US’s caste equality advocates to persist
“We need to educate everyone so that this system will be stopped,” he told DW. “We are isolated from generation to generation. There is intergenerational trauma.”
California’s governor vetoed a historic bill to add caste as a protected category, but efforts to recognize discrimination in the United States continue to pick up steam. When Prem Pariyar arrived in the US from Nepal in 2015, he didn’t expect that he would be sleeping in a van or on couches in employee housing due to his caste affiliation.
“I thought caste discrimination does not exist here. I was very depressed,” Pariyar told DW. Pariyar, a descendant of a family in the Hindu Dalit caste, sometimes referred to discriminatingly as the “Untouchables”, is one of many South Asian advocates pushing forward efforts to legally recognize caste discrimination in the US.
While caste is commonly referred to in the context of Hinduism and India, it is a social hierarchy system that is thousands of years old and recognized in several countries across the region, including Nepal, where Pariyar grew up. “We need to educate everyone so that this system will be stopped,” he told DW. “We are isolated from generation to generation. There is intergenerational trauma.”
Pariyar decided to come to the US after his family was violently attacked because of their caste in the middle of the night in their home in the capital, Kathmandu. When he tried to file charges against the assailant, the authorities did nothing, and even threatened him for taking action. He proceeded to find a job at a restaurant in the US, where his employer offered to house him. However, his colleagues in the house wouldn’t share a room with him, making casteist claims and slurs. So, he slept on the couch, instead.
Pariyar, who is now on the Board of Directors for the National Association of Social Workers, California Chapter, said his story is not unique. While he had hoped to leave this form of discrimination behind in Nepal, he said he and several others have faced significant hurdles in employment and even safety upon coming to the US. There are over 5.4 million South Asians in the US, with the majority concentrated in California. They are one of the largest growing demographic groups in the country, with many people coming to work in the tech industry in California’s Silicon Valley.
Many US-based Dalits say the system of discrimination has followed them, resulting in harassment, sabotage in the workplace and even violence.
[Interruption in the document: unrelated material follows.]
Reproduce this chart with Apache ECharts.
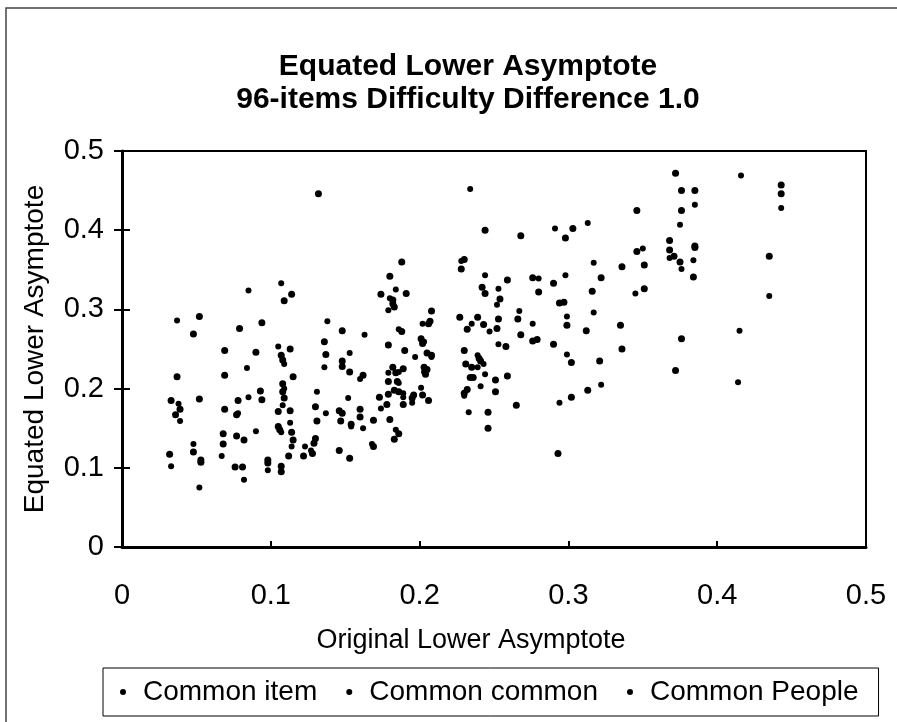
<!DOCTYPE html>
<html>
<head>
<meta charset="utf-8">
<script src="https://cdn.jsdelivr.net/npm/echarts@6/dist/echarts.min.js"></script>
<style>
html,body{margin:0;padding:0;background:#fff;}
#chart{width:897px;height:722px;}
</style>
</head>
<body>
<div id="chart"></div>
<script>
// ---- Data ----
var titleLines = ['Equated Lower Asymptote', '96-items Difficulty Difference 1.0'];
var xAxisName = 'Original Lower Asymptote';
var yAxisName = 'Equated Lower Asymptote';
var seriesNames = ['Common item', 'Common common', 'Common People'];

var commonItem = [
[0.132,0.446],[0.048,0.269],[0.094,0.283],[0.114,0.319],[0.148,0.273],[0.090,0.246],[0.108,0.236],[0.137,0.243],
[0.148,0.228],[0.162,0.217],[0.033,0.185],[0.036,0.167],[0.069,0.217],[0.094,0.186],[0.069,0.174],[0.108,0.206],
[0.109,0.188],[0.113,0.172],[0.106,0.148],[0.115,0.135],[0.115,0.215],[0.131,0.159],[0.129,0.131],[0.128,0.118],
[0.148,0.169],[0.154,0.155],[0.160,0.164],[0.153,0.112],[0.032,0.117],[0.053,0.107],[0.068,0.130],[0.082,0.135],
[0.081,0.101],[0.098,0.106],[0.107,0.095],[0.268,0.393],[0.303,0.402],[0.180,0.342],[0.191,0.320],[0.183,0.303],
[0.208,0.298],[0.207,0.285],[0.201,0.263],[0.179,0.255],[0.228,0.351],[0.244,0.320],[0.254,0.313],[0.239,0.290],
[0.243,0.281],[0.252,0.276],[0.268,0.268],[0.279,0.262],[0.276,0.340],[0.290,0.333],[0.297,0.309],[0.290,0.256],
[0.316,0.323],[0.190,0.248],[0.208,0.242],[0.205,0.224],[0.182,0.227],[0.184,0.220],[0.185,0.209],[0.186,0.196],
[0.173,0.189],[0.196,0.192],[0.206,0.185],[0.178,0.180],[0.180,0.161],[0.183,0.136],[0.230,0.248],[0.241,0.235],
[0.235,0.227],[0.236,0.214],[0.259,0.216],[0.230,0.194],[0.265,0.179],[0.246,0.150],[0.321,0.235],[0.302,0.189],
[0.372,0.472],[0.443,0.446],[0.385,0.450],[0.346,0.425],[0.368,0.375],[0.375,0.360],[0.385,0.378],[0.346,0.373],
[0.336,0.354],[0.435,0.367],[0.376,0.263],[0.372,0.223]
];
var commonCommon = [
[0.037,0.286],[0.085,0.324],[0.107,0.333],[0.138,0.285],[0.163,0.268],[0.105,0.253],[0.109,0.231],[0.136,0.227],
[0.153,0.245],[0.160,0.212],[0.038,0.181],[0.039,0.159],[0.084,0.226],[0.085,0.189],[0.078,0.169],[0.109,0.200],
[0.108,0.179],[0.113,0.157],[0.107,0.145],[0.114,0.127],[0.131,0.196],[0.137,0.169],[0.123,0.127],[0.127,0.122],
[0.152,0.188],[0.154,0.152],[0.162,0.150],[0.048,0.130],[0.033,0.102],[0.052,0.075],[0.067,0.115],[0.090,0.146],
[0.082,0.085],[0.098,0.097],[0.234,0.452],[0.291,0.402],[0.313,0.409],[0.184,0.325],[0.180,0.314],[0.179,0.299],
[0.202,0.282],[0.186,0.275],[0.203,0.259],[0.228,0.361],[0.244,0.343],[0.253,0.326],[0.252,0.306],[0.235,0.282],
[0.247,0.272],[0.267,0.298],[0.276,0.282],[0.253,0.256],[0.280,0.339],[0.298,0.343],[0.299,0.291],[0.317,0.359],
[0.317,0.296],[0.197,0.240],[0.208,0.240],[0.203,0.221],[0.186,0.221],[0.179,0.220],[0.186,0.207],[0.189,0.194],
[0.189,0.189],[0.201,0.201],[0.195,0.182],[0.174,0.175],[0.184,0.148],[0.168,0.130],[0.239,0.242],[0.243,0.231],
[0.239,0.227],[0.244,0.218],[0.241,0.203],[0.230,0.191],[0.233,0.170],[0.299,0.243],[0.322,0.205],[0.294,0.182],
[0.416,0.469],[0.443,0.428],[0.385,0.432],[0.375,0.407],[0.368,0.365],[0.376,0.351],[0.384,0.362],[0.350,0.377],
[0.345,0.320],[0.435,0.317],[0.415,0.273],[0.414,0.208]
];
var commonPeople = [
[0.052,0.291],[0.079,0.276],[0.109,0.311],[0.136,0.259],[0.069,0.248],[0.107,0.242],[0.113,0.250],[0.148,0.235],
[0.153,0.221],[0.037,0.215],[0.039,0.174],[0.052,0.187],[0.093,0.197],[0.078,0.185],[0.077,0.167],[0.108,0.196],
[0.105,0.171],[0.105,0.152],[0.114,0.145],[0.112,0.115],[0.130,0.177],[0.130,0.137],[0.122,0.115],[0.146,0.172],
[0.147,0.159],[0.160,0.174],[0.146,0.122],[0.048,0.120],[0.053,0.110],[0.068,0.143],[0.077,0.140],[0.076,0.101],
[0.098,0.110],[0.107,0.102],[0.244,0.400],[0.298,0.390],[0.188,0.360],[0.174,0.319],[0.182,0.312],[0.182,0.307],
[0.206,0.282],[0.188,0.272],[0.202,0.257],[0.230,0.363],[0.242,0.328],[0.259,0.337],[0.227,0.290],[0.232,0.275],
[0.253,0.288],[0.266,0.288],[0.276,0.260],[0.258,0.253],[0.280,0.322],[0.294,0.308],[0.299,0.280],[0.322,0.340],
[0.312,0.273],[0.205,0.245],[0.203,0.227],[0.204,0.218],[0.189,0.225],[0.179,0.209],[0.183,0.198],[0.179,0.193],
[0.195,0.188],[0.202,0.192],[0.189,0.180],[0.169,0.160],[0.186,0.143],[0.169,0.127],[0.240,0.238],[0.231,0.231],
[0.234,0.214],[0.251,0.211],[0.232,0.199],[0.251,0.196],[0.246,0.170],[0.302,0.233],[0.313,0.198],[0.293,0.118],
[0.443,0.457],[0.376,0.450],[0.376,0.425],[0.368,0.387],[0.371,0.367],[0.385,0.380],[0.384,0.341],[0.351,0.356],
[0.351,0.326],[0.335,0.280],[0.336,0.250]
];

// ---- Chart ----
var FONT = '"Liberation Sans", Arial, Helvetica, sans-serif';
var chart = echarts.init(document.getElementById('chart'), null, {renderer: 'canvas'});

function scatter(name, data, size) {
  return {
    name: name, type: 'scatter', data: data,
    symbol: 'circle', symbolSize: size,
    itemStyle: {color: '#000', opacity: 1},
    xAxisIndex: 0, yAxisIndex: 0,
    emphasis: {disabled: true},
    animation: false
  };
}

var option = {
  backgroundColor: '#fff',
  animation: false,
  graphic: [
    {type: 'rect', z: -10, shape: {x: 6, y: 8, width: 900, height: 720},
     style: {fill: 'none', stroke: '#444', lineWidth: 1.5}},
    {type: 'text', style: {x: 468, y: 67, text: titleLines[0], textAlign: 'center', textVerticalAlign: 'middle',
      font: 'bold 30px ' + FONT, fill: '#000'}},
    {type: 'text', style: {x: 468, y: 100, text: titleLines[1], textAlign: 'center', textVerticalAlign: 'middle',
      font: 'bold 30px ' + FONT, fill: '#000'}}
  ],
  grid: {left: 122, right: 31, top: 151, bottom: 175, show: true, borderColor: '#000', borderWidth: 2,
         backgroundColor: '#fff'},
  legend: {
    data: seriesNames,
    left: 103, top: 668,
    padding: [10, 20, 10, 17],
    itemWidth: 30, itemHeight: 6, itemGap: 29,
    icon: 'circle',
    borderColor: '#000', borderWidth: 1,
    textStyle: {fontSize: 28, color: '#000', fontFamily: FONT},
    selectedMode: false
  },
  xAxis: [{
    type: 'value', min: 0, max: 0.5, interval: 0.1,
    name: xAxisName, nameLocation: 'middle', nameGap: 80,
    nameTextStyle: {fontSize: 27, color: '#000', fontFamily: FONT, padding: [0, 46, 0, 0]},
    axisLine: {show: true, onZero: false, lineStyle: {color: '#000', width: 3}},
    axisTick: {show: true, inside: true, length: 6, lineStyle: {color: '#000', width: 2}},
    axisLabel: {fontSize: 29, color: '#000', fontFamily: FONT, margin: 34},
    splitLine: {show: false}
  }],
  yAxis: [{
    type: 'value', min: 0, max: 0.5, interval: 0.1,
    name: yAxisName, nameLocation: 'middle', nameGap: 73, nameRotate: 90,
    nameTextStyle: {fontSize: 28, color: '#000', fontFamily: FONT},
    axisLine: {show: true, onZero: false, lineStyle: {color: '#000', width: 3}},
    axisTick: {show: true, inside: false, length: 8, lineStyle: {color: '#000', width: 2}},
    axisLabel: {fontSize: 29, color: '#000', fontFamily: FONT, margin: 18},
    splitLine: {show: false}
  }, {
    type: 'value', min: 0, max: 0.5, interval: 0.1, position: 'left',
    axisLine: {show: false},
    axisTick: {show: true, inside: true, length: 8, lineStyle: {color: '#000', width: 2}},
    axisLabel: {show: false},
    splitLine: {show: false}
  }],
  series: [
    scatter(seriesNames[0], commonItem, 7),
    scatter(seriesNames[1], commonCommon, 6),
    scatter(seriesNames[2], commonPeople, 7)
  ]
};
chart.setOption(option);
</script>
</body>
</html>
In recent years, activists have united under new groups such as the Californians for Caste Equity Coalition and Equality Labs, which were both instrumental in the push for legal recognition.
Last month, following over a year of advocacy and a month-long hunger strike, California Governor Gavin Newsom vetoed Senate Bill 403, which would have made the state the first to include caste in the list of protected classes under civil rights laws. The bill would have offered employment and housing protections alongside categories such as race, gender and sexual orientation.
However, despite an overwhelming majority (31-5 in the Senate), Newsom called the bill “unnecessary,” saying that protections against caste-based discrimination are covered legally under already existing protections that “shall be liberally construed.” The veto created an uproar on both sides of the South Asian community, spurring rallies at the capitol, lobbying lines through hallways, and a hunger strike in favour of the bill. Those opposing the bill, such as the Hindu American Foundation, called it both racist and a potential “constitutional disaster,” which would have “put a target on hundreds of thousands of Californians simply because of their ethnicity or racial identity.”